▸ Your goal:
Leave the pictures out and retype the lines from the beginning through the line with "ax = fig.add_axes([97", both ends included.
★ ★ ★ ★ ★ ★ ★
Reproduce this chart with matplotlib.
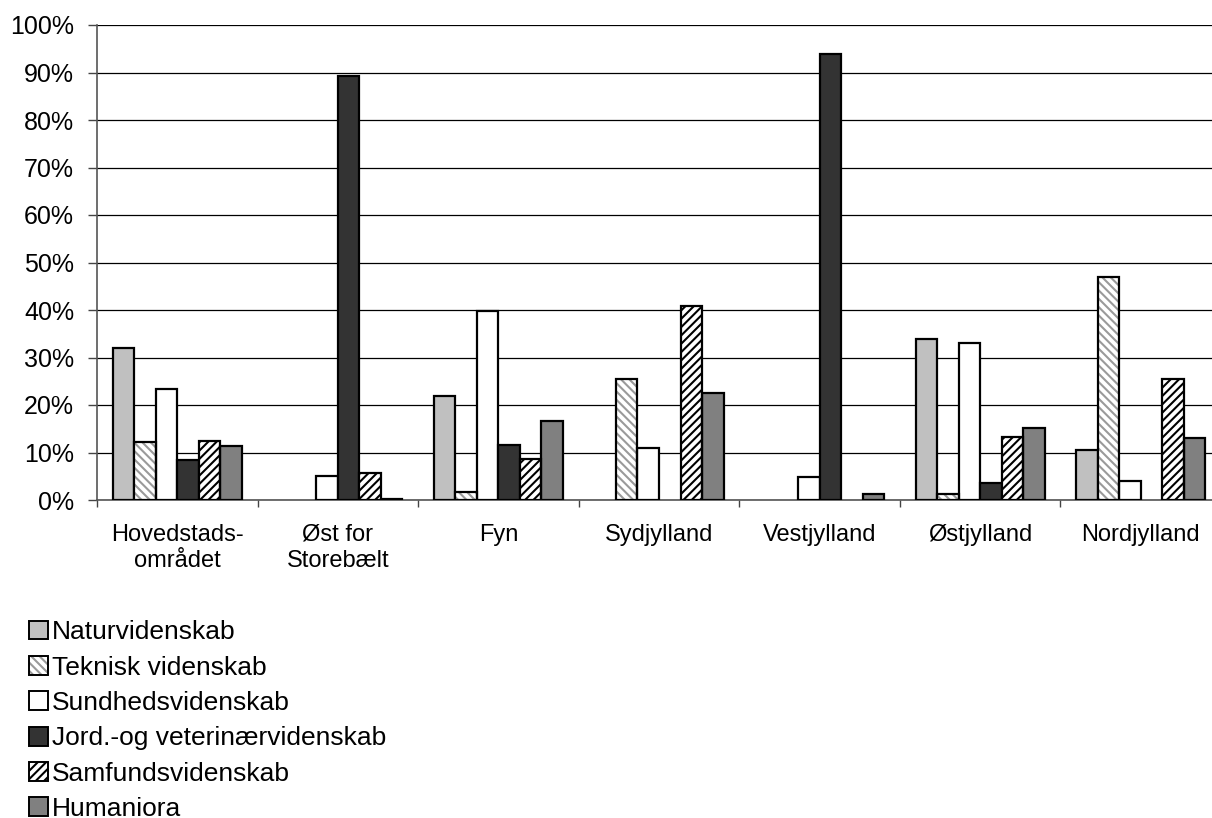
import matplotlib
matplotlib.use("Agg")
import matplotlib.pyplot as plt
import numpy as np
from matplotlib.patches import Patch
from matplotlib.legend_handler import HandlerTuple

plt.rcParams['font.family'] = ['Liberation Sans', 'DejaVu Sans']
plt.rcParams['hatch.linewidth'] = 1.5

categories = ["Hovedstads-\nområdet", "Øst for\nStorebælt", "Fyn", "Sydjylland",
              "Vestjylland", "Østjylland", "Nordjylland"]
series_names = ["Naturvidenskab", "Teknisk videnskab", "Sundhedsvidenskab",
                "Jord.-og veterinærvidenskab", "Samfundsvidenskab", "Humaniora"]
naturvidenskab = [32.0, 0.0, 21.9, 0.0, 0.0, 34.0, 10.5]
teknisk = [12.3, 0.0, 1.6, 25.4, 0.0, 1.2, 46.9]
sundhed = [23.4, 5.0, 39.8, 11.0, 4.9, 33.0, 4.0]
jord = [8.4, 89.2, 11.5, 0.0, 94.0, 3.5, 0.0]
samfund = [12.4, 5.6, 8.7, 40.9, 0.0, 13.3, 25.5]
humaniora = [11.4, 0.2, 16.6, 22.5, 1.3, 15.2, 13.1]
yticks = [0, 10, 20, 30, 40, 50, 60, 70, 80, 90, 100]
ytick_labels = [f"{v}%" for v in yticks]

series = [naturvidenskab, teknisk, sundhed, jord, samfund, humaniora]
styles = [
    dict(fc="#C0C0C0", hatch=None, hc=None),
    dict(fc="white", hatch="\\\\\\\\", hc="#9A9A9A"),
    dict(fc="white", hatch=None, hc=None),
    dict(fc="#333333", hatch=None, hc=None),
    dict(fc="white", hatch="////", hc="#000000"),
    dict(fc="#808080", hatch=None, hc=None),
]

fig = plt.figure(figsize=(12.12, 8.18), dpi=100)
ax = fig.add_axes([97 / 1212, 318 / 818, (1221 - 97) / 1212, 475 / 818])

x = np.arange(len(categories))
w = 0.134
handles = []
for i, (vals, st) in enumerate(zip(series, styles)):
    vals = np.array(vals, dtype=float)
    keep = vals > 0
    pos = (x + (i - 2.5) * w)[keep]
    v = vals[keep]
    if st["hatch"]:
        ax.bar(pos, v, w, color=st["fc"], edgecolor=st["hc"], hatch=st["hatch"],
               linewidth=0, zorder=3)
        ax.bar(pos, v, w, facecolor="none", edgecolor="black", linewidth=1.6, zorder=4)
        h = (Patch(facecolor=st["fc"], edgecolor=st["hc"], hatch=st["hatch"], linewidth=0),
             Patch(facecolor="none", edgecolor="black", linewidth=1.4))
    else:
        ax.bar(pos, v, w, color=st["fc"], edgecolor="black", linewidth=1.6, zorder=3)
        h = Patch(facecolor=st["fc"], edgecolor="black", linewidth=1.4)
    handles.append(h)

ax.set_xlim(-0.5, len(categories) - 0.5)
ax.set_ylim(0, 100)
ax.set_yticks(yticks)
ax.set_yticklabels(ytick_labels, fontsize=18)
ax.set_xticks(x)
ax.set_xticklabels(categories, fontsize=17, linespacing=1.28)
ax.tick_params(axis='x', which='major', length=0, pad=17)
ax.set_xticks(np.arange(-0.5, len(categories) + 0.5, 1), minor=True)
ax.tick_params(axis='x', which='minor', length=5, color="#444444", width=1)
ax.tick_params(axis='y', length=6.5, color="#444444", width=1, pad=10)
ax.grid(axis='y', color="black", linewidth=0.9, zorder=0)
ax.set_axisbelow(True)
for s in ["top", "right"]:
    ax.spines[s].set_visible(False)
for s in ["left", "bottom"]:
    ax.spines[s].set_color("#555555")
    ax.spines[s].set_linewidth(1.2)

fig.legend(handles, series_names, loc="upper left", bbox_to_anchor=(29 / 1212, 0.2417),
           frameon=False, fontsize=19, handlelength=0.72, handleheight=0.72,
           handletextpad=0.15, labelspacing=0.43, borderaxespad=0, borderpad=0,
           handler_map={tuple: HandlerTuple(ndivide=1, pad=0)})

fig.savefig("out.png", dpi=100)
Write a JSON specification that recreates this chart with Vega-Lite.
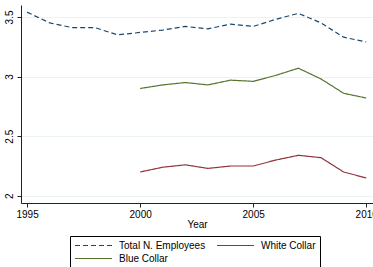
★ ★ ★ ★ ★ ★ ★
▸ The answer:
Reproduce this chart with matplotlib.
import matplotlib
matplotlib.use("Agg")
import matplotlib.pyplot as plt
import numpy as np
from matplotlib.patches import Patch
from matplotlib.legend_handler import HandlerTuple

plt.rcParams['font.family'] = ['Liberation Sans', 'DejaVu Sans']
plt.rcParams['hatch.linewidth'] = 1.5

categories = ["Hovedstads-\nområdet", "Øst for\nStorebælt", "Fyn", "Sydjylland",
              "Vestjylland", "Østjylland", "Nordjylland"]
series_names = ["Naturvidenskab", "Teknisk videnskab", "Sundhedsvidenskab",
                "Jord.-og veterinærvidenskab", "Samfundsvidenskab", "Humaniora"]
naturvidenskab = [32.0, 0.0, 21.9, 0.0, 0.0, 34.0, 10.5]
teknisk = [12.3, 0.0, 1.6, 25.4, 0.0, 1.2, 46.9]
sundhed = [23.4, 5.0, 39.8, 11.0, 4.9, 33.0, 4.0]
jord = [8.4, 89.2, 11.5, 0.0, 94.0, 3.5, 0.0]
samfund = [12.4, 5.6, 8.7, 40.9, 0.0, 13.3, 25.5]
humaniora = [11.4, 0.2, 16.6, 22.5, 1.3, 15.2, 13.1]
yticks = [0, 10, 20, 30, 40, 50, 60, 70, 80, 90, 100]
ytick_labels = [f"{v}%" for v in yticks]

series = [naturvidenskab, teknisk, sundhed, jord, samfund, humaniora]
styles = [
    dict(fc="#C0C0C0", hatch=None, hc=None),
    dict(fc="white", hatch="\\\\\\\\", hc="#9A9A9A"),
    dict(fc="white", hatch=None, hc=None),
    dict(fc="#333333", hatch=None, hc=None),
    dict(fc="white", hatch="////", hc="#000000"),
    dict(fc="#808080", hatch=None, hc=None),
]

fig = plt.figure(figsize=(12.12, 8.18), dpi=100)
ax = fig.add_axes([97 / 1212, 318 / 818, (1221 - 97) / 1212, 475 / 818])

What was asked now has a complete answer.